> _What to do_
Retype the whole listing verbatim and keep the pictures out of it.

> _Records for processing_
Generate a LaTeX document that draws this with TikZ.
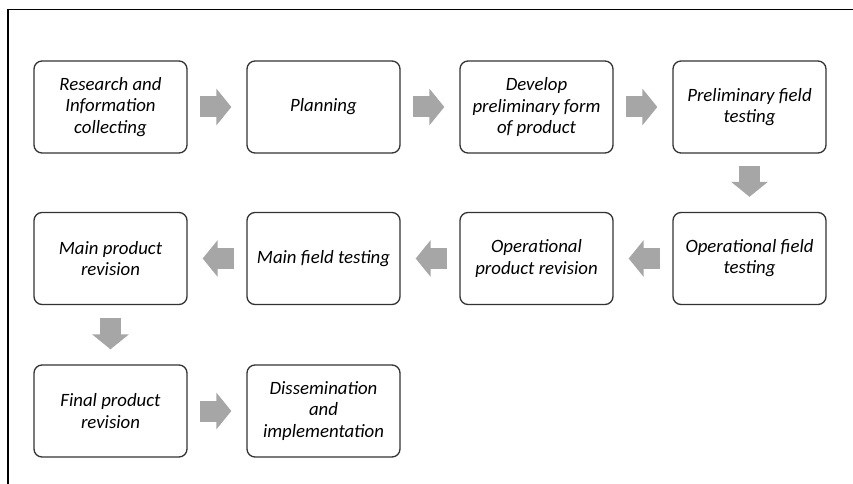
\documentclass[tikz,border=0pt]{standalone}
\usepackage{fontspec}
\setmainfont{Carlito}
\usetikzlibrary{arrows.meta}
\definecolor{arrowgray}{HTML}{A6A6A6}
\tikzset{
  stage/.style={draw=black!80, line width=0.75pt, rounded corners=0.16cm,
    minimum width=3.06cm, minimum height=1.84cm, align=center,
    font=\fontsize{10.7}{12}\selectfont\itshape},
  blk/.style={draw=arrowgray, line width=0.42cm,
    -{Triangle[length=0.3cm,width=0.72cm]},
    shorten <=0.25cm, shorten >=0.3cm}
}

\begin{document}
\begin{tikzpicture}
			\useasboundingbox (0,0) rectangle (17.06,-9.68);
			\draw[line width=0.85pt] (17.06,-0.19) -- (0.16,-0.19) -- (0.16,-9.68);
			
			\node[stage] (S1) at (2.21,-2.14){Research and\\Information\\collecting};
			\node[stage] (S2) at (6.47,-2.14){Planning};
			\node[stage] (S3) at (10.73,-2.14){Develop\\preliminary form\\of product};
			\node[stage] (S4) at (14.99,-2.14){Preliminary field\\testing};
			
			\node[stage] (S5) at (14.99,-5.17){Operational field\\testing};
			\node[stage] (S6) at (10.73,-5.17){Operational\\product revision};
			\node[stage] (S7) at (6.47,-5.17){Main field testing};
			\node[stage] (S8) at (2.21,-5.17){Main product\\revision};
			
			\node[stage] (S9) at (2.21,-8.22){Final product\\revision};
			\node[stage] (S10) at (6.47,-8.22){Dissemination\\and\\implementation};
			
			\draw[blk] (S1)--(S2);
			\draw[blk] (S2)--(S3);
			\draw[blk] (S3)--(S4);
			\draw[blk] (S4)--(S5);
			\draw[blk] (S5)--(S6);
			\draw[blk] (S6)--(S7);
			\draw[blk] (S7)--(S8);
			\draw[blk] (S8)--(S9);
			\draw[blk] (S9)--(S10);
		\end{tikzpicture}
\end{document}
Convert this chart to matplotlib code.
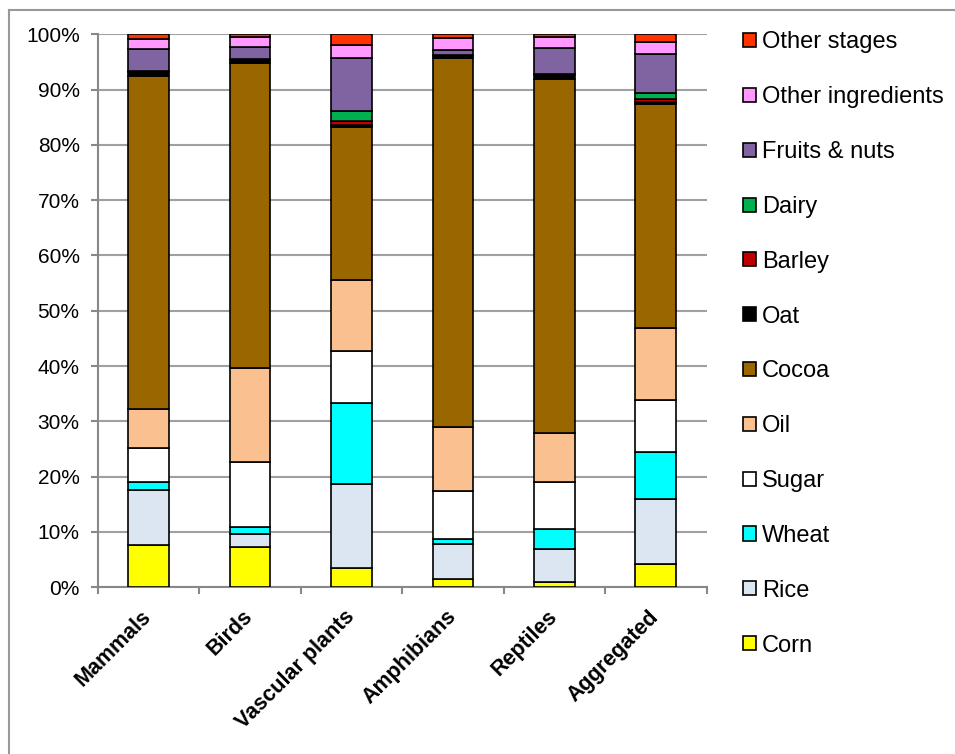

> _Response for this exercise_
Generate a LaTeX document that draws this with TikZ.
\documentclass[tikz,border=0pt]{standalone}
\usepackage{fontspec}
\setmainfont{Carlito}
\usetikzlibrary{arrows.meta}
\definecolor{arrowgray}{HTML}{A6A6A6}
\tikzset{
  stage/.style={draw=black!80, line width=0.75pt, rounded corners=0.16cm,
    minimum width=3.06cm, minimum height=1.84cm, align=center,
    font=\fontsize{10.7}{12}\selectfont\itshape},
  blk/.style={draw=arrowgray, line width=0.42cm,
    -{Triangle[length=0.3cm,width=0.72cm]},
    shorten <=0.25cm, shorten >=0.3cm}
}

\begin{document}
\begin{tikzpicture}
			\useasboundingbox (0,0) rectangle (17.06,-9.68);
			\draw[line width=0.85pt] (17.06,-0.19) -- (0.16,-0.19) -- (0.16,-9.68);
			
			\node[stage] (S1) at (2.21,-2.14){Research and\\Information\\collecting};
			\node[stage] (S2) at (6.47,-2.14){Planning};
			\node[stage] (S3) at (10.73,-2.14){Develop\\preliminary form\\of product};
			\node[stage] (S4) at (14.99,-2.14){Preliminary field\\testing};
			
			\node[stage] (S5) at (14.99,-5.17){Operational field\\testing};
			\node[stage] (S6) at (10.73,-5.17){Operational\\product revision};
			\node[stage] (S7) at (6.47,-5.17){Main field testing};
			\node[stage] (S8) at (2.21,-5.17){Main product\\revision};
			
			\node[stage] (S9) at (2.21,-8.22){Final product\\revision};
			\node[stage] (S10) at (6.47,-8.22){Dissemination\\and\\implementation};
			
			\draw[blk] (S1)--(S2);
			\draw[blk] (S2)--(S3);
			\draw[blk] (S3)--(S4);
			\draw[blk] (S4)--(S5);
			\draw[blk] (S5)--(S6);
			\draw[blk] (S6)--(S7);
			\draw[blk] (S7)--(S8);
			\draw[blk] (S8)--(S9);
			\draw[blk] (S9)--(S10);
		\end{tikzpicture}
\end{document}
Convert this chart to matplotlib code.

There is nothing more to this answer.